La question de l’oreille est par ailleurs très subjective. Si l’on dit « les erreurs commises par les élèves » ou « les erreurs que les élèves ont commises« , cela me semble fluide. Mais si l’on inverse le verbe et le sujet « les erreurs qu’ont commises les élèves« , j’ai l’impression de mal entendre… et pourtant, c’est juste !
Oui vous avez raison pour la subjectivité de l’oreille, je me suis égarée, le fait que ça « sonne bizarre » n’a rien à voir avec la justesse des accords.
Concernant la démonstration de CParlotte, voici comment je la comprends (avec mes mots trop simples, mais tant pis) :
– Si on retourne la phrase que vous donnez en exemple, « les erreurs qu’ont commises les élèves », cela donnera « les élèves ont commis des erreurs » : c’est tout à fait juste, il ne manque rien, les erreurs sont tout à fait suffisantes pour être considérés comme COD, nul besoin de les qualifier ou de compléter la phrase pour la comprendre.
– Maintenant si on retourne « la tournure qu’avait pris cette rencontre », cela donnera « cette rencontre avait pris une tournure », et effectivement ça ne veut rien dire, on a besoin de qualifier la tournure prise pour que la phrase ait un sens. Je pense que c’est ce que CParlotte appelle un « pseudo COD ».
– « La tournure explosive qu’avait prise cette rencontre » donnera « cette rencontre avait pris une tournure explosive », et donc ok pour l’accord.
Je ne sais pas si cette règle est juste, mais je la trouve cohérente.
Le déterminant s’ajoute seulement dans le cas où l’on souhaite qualifier tournure.
Il est parfaitement correct d’écrire : « La musique se fait plus forte, les sourires plus larges ; la soirée prend tournure. »

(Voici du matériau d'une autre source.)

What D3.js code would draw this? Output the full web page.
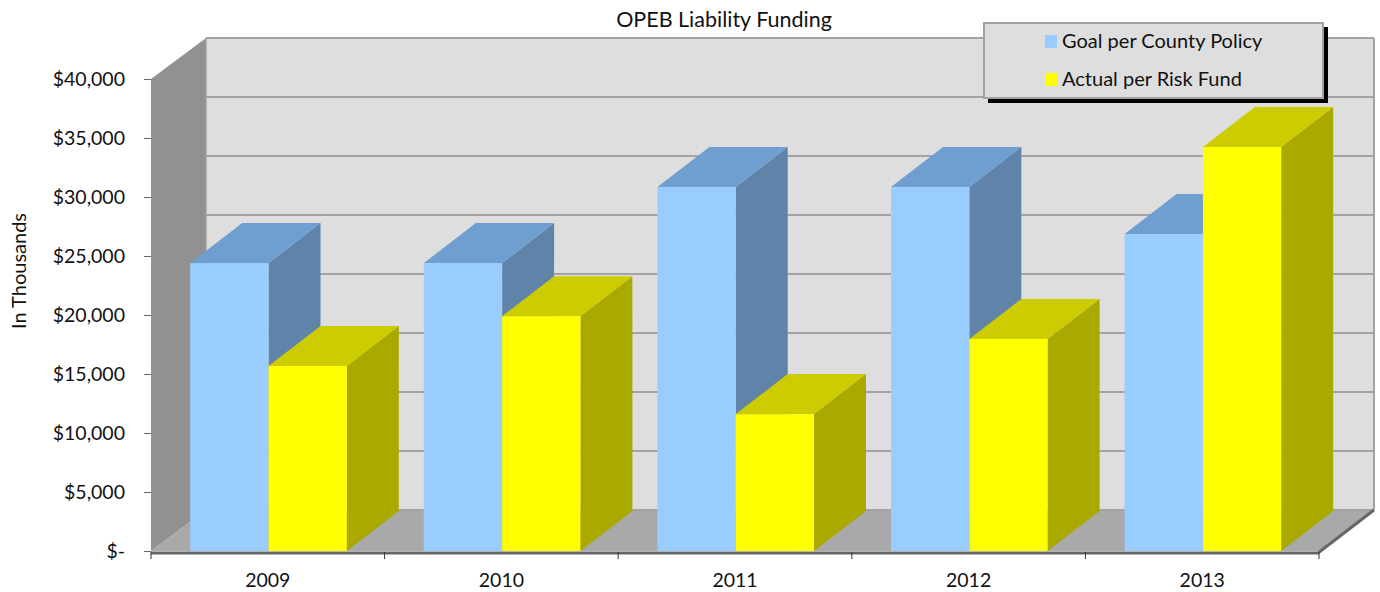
<!DOCTYPE html>
<html><head><meta charset="utf-8">
<script src="https://cdn.jsdelivr.net/npm/d3@7"></script>
<style>
html,body{margin:0;padding:0;background:#fff}
svg{display:block}
text{font-family:Lato,"Open Sans",sans-serif;fill:#111}
</style></head><body>
<svg id="c" width="1380" height="592"></svg>
<script>
const years = ["2009","2010","2011","2012","2013"];
const goal = [24400,24400,30850,30850,26860];
const actual = [15680,19900,11600,17970,34240];
const yTicks = [0,5000,10000,15000,20000,25000,30000,35000,40000];
const seriesNames = ["Goal per County Policy","Actual per Risk Fund"];
const title = "OPEB Liability Funding";
const yTitle = "In Thousands";

const svg = d3.select("#c");
const L=151,R=1319,B=551,T=79,DX=55,DY=41;
const x = d3.scaleBand().domain(years).range([L,R]);
const y = d3.scaleLinear().domain([0,40000]).range([B,T]);
const bw = 78.3, inset = 39.2, bdx = 52, bdy = 40;
const pts = a => a.map(p=>p.join(",")).join(" ");

// walls
svg.append("polygon").attr("points",pts([[L+DX,y(40000)-DY],[R+DX,y(40000)-DY],[R+DX,B-DY],[L+DX,B-DY]])).attr("fill","#dedede");
svg.append("polygon").attr("points",pts([[L,T],[L+DX,T-DY],[L+DX,B-DY],[L,B]])).attr("fill","#919191");
svg.append("polygon").attr("points",pts([[L,B],[R,B],[R+DX,B-DY],[L+DX,B-DY]])).attr("fill","#a9a9a9");
// gridlines
svg.selectAll(".g").data(yTicks).join("line")
  .attr("x1",L+DX).attr("x2",R+DX).attr("y1",d=>y(d)-DY).attr("y2",d=>y(d)-DY)
  .attr("stroke","#a3a3a3").attr("stroke-width",2);
svg.append("line").attr("x1",L+DX).attr("x2",L+DX).attr("y1",T-DY).attr("y2",B-DY).attr("stroke","#a3a3a3").attr("stroke-width",1.5);
svg.append("line").attr("x1",R+DX).attr("x2",R+DX).attr("y1",T-DY).attr("y2",B-DY).attr("stroke","#a3a3a3").attr("stroke-width",2);

function bar(g,x0,v,front,top,side){
  const x1=x0+bw, yt=y(v);
  g.append("polygon").attr("points",pts([[x1,yt],[x1+bdx,yt-bdy],[x1+bdx,B-bdy],[x1,B]])).attr("fill",side);
  g.append("polygon").attr("points",pts([[x0,yt],[x1,yt],[x1+bdx,yt-bdy],[x0+bdx,yt-bdy]])).attr("fill",top);
  g.append("rect").attr("x",x0).attr("y",yt).attr("width",bw).attr("height",B-yt).attr("fill",front);
}
years.forEach((yr,i)=>{
  const g=svg.append("g");
  const x0=x(yr)+inset;
  bar(g,x0,goal[i],"#99ccff","#6f9fd0","#5f83a9");
  bar(g,x0+bw,actual[i],"#ffff00","#cccc00","#a9a900");
});
// front floor edge
svg.append("polyline").attr("points",pts([[L,B+2],[R-1,B+2],[R+DX,B-DY]])).attr("fill","none").attr("stroke","#666").attr("stroke-width",3);

// axes
const ay=svg.append("g").attr("transform",`translate(${L},0)`)
  .call(d3.axisLeft(y).tickValues(yTicks).tickSize(7).tickPadding(19).tickFormat(d=>d===0?"$-":"$"+d3.format(",")(d)));
ay.select(".domain").remove();
ay.selectAll("line").attr("stroke","#666");
ay.selectAll("text").style("font-size","19.5px").attr("fill","#111");
const ax=svg.append("g").attr("transform",`translate(0,${B})`)
  .call(d3.axisBottom(x).tickSize(0).tickPadding(22));
ax.select(".domain").remove();
ax.selectAll("line").remove();
ax.selectAll("text").style("font-size","19.5px").attr("fill","#111");
svg.selectAll(".xt").data(d3.range(years.length+1)).join("line")
  .attr("x1",i=>L+x.bandwidth()*i).attr("x2",i=>L+x.bandwidth()*i)
  .attr("y1",B+1).attr("y2",B+8).attr("stroke","#333");

// titles
svg.append("text").attr("x",724).attr("y",27).attr("text-anchor","middle").style("font-size","21.5px").text(title);
svg.append("text").attr("transform","translate(26,271) rotate(-90)").attr("text-anchor","middle").style("font-size","20px").text(yTitle);

// legend
svg.append("rect").attr("x",988).attr("y",27).attr("width",340).attr("height",76).attr("fill","#000");
svg.append("rect").attr("x",984).attr("y",23).attr("width",339).attr("height",75).attr("fill","#dedede").attr("stroke","#a0a0a0").attr("stroke-width",2);
[["#99ccff",35],["#ffff00",73]].forEach((d,i)=>{
  svg.append("rect").attr("x",1045).attr("y",d[1]).attr("width",12).attr("height",13).attr("fill",d[0]);
  svg.append("text").attr("x",1062).attr("y",d[1]+13).style("font-size","20px").text(seriesNames[i]);
});
</script></body></html>
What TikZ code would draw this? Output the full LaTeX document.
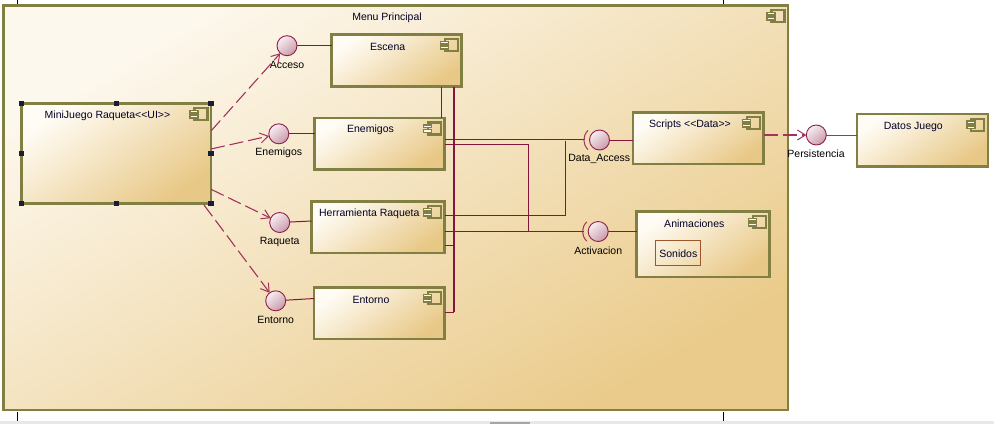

Il me semble que sans déterminant, et sans qualificatif, la « tournure » est forcément favorable, positive. « La rencontre prend tournure » sous-entend « bonne tournure » (sinon on dira « la rencontre prend mauvaise tournure »). Si on retourne « la tournure qu’avait pris(e) cette rencontre » en « cette rencontre avait pris tournure », le sens n’est pas nécessairement le même.
Je ne suis pas sûre, j’avoue que ça me dépasse ! Accordons quoi qu’il arrive, finalement c’est plus simple :-).
Comme CParlotte, je suis assez d’avis que l’accord n’est pas réellement justifié,même s’il est hélas obligatoire dans le cadre académique.
C’est en effet un pseudo-COD, comme souvent avec « prendre ».
La locution se passe même de déterminant :
« L’affaire prend tournure ».
On connait le même cas avec « prendre forme ».
Certes, tournure n’est pas un cod dans « L’affaire prend tournure », mais l’expression n’a pas le même sens que les exemples préalablement cités. Elle veut simplement dire que » l’affaire acquiert une certaine consistance, une certaine cohérence. »
Dans « La tournure qu’ont prise les événements« , la qualification de la tournure est implicite, révélée en amont ou en aval par le contexte. Si, pour prendre un autre exemple, vous dites « La signification qu’a acquise votre déclaration.« , vous ne pouvez pas retourner la phrase avec le même déterminant : « *Votre déclaration a acquis la signification. » n’est pas correct ; pour le moins vous pouvez dire « Votre déclaration a acquis cette/une certaine/telle signification.« , l’explication se trouvant ailleurs dans le texte. Le statut de cod de signification ne me semble pas contestable ; en revanche le déterminant la se charge à mon avis d’une valeur démonstrative lorsqu’on inverse la phrase.
Un énorme merci pour toutes vos réponses et développements.
Je vais les découvrir tranquillement, mais ça me parait très riche.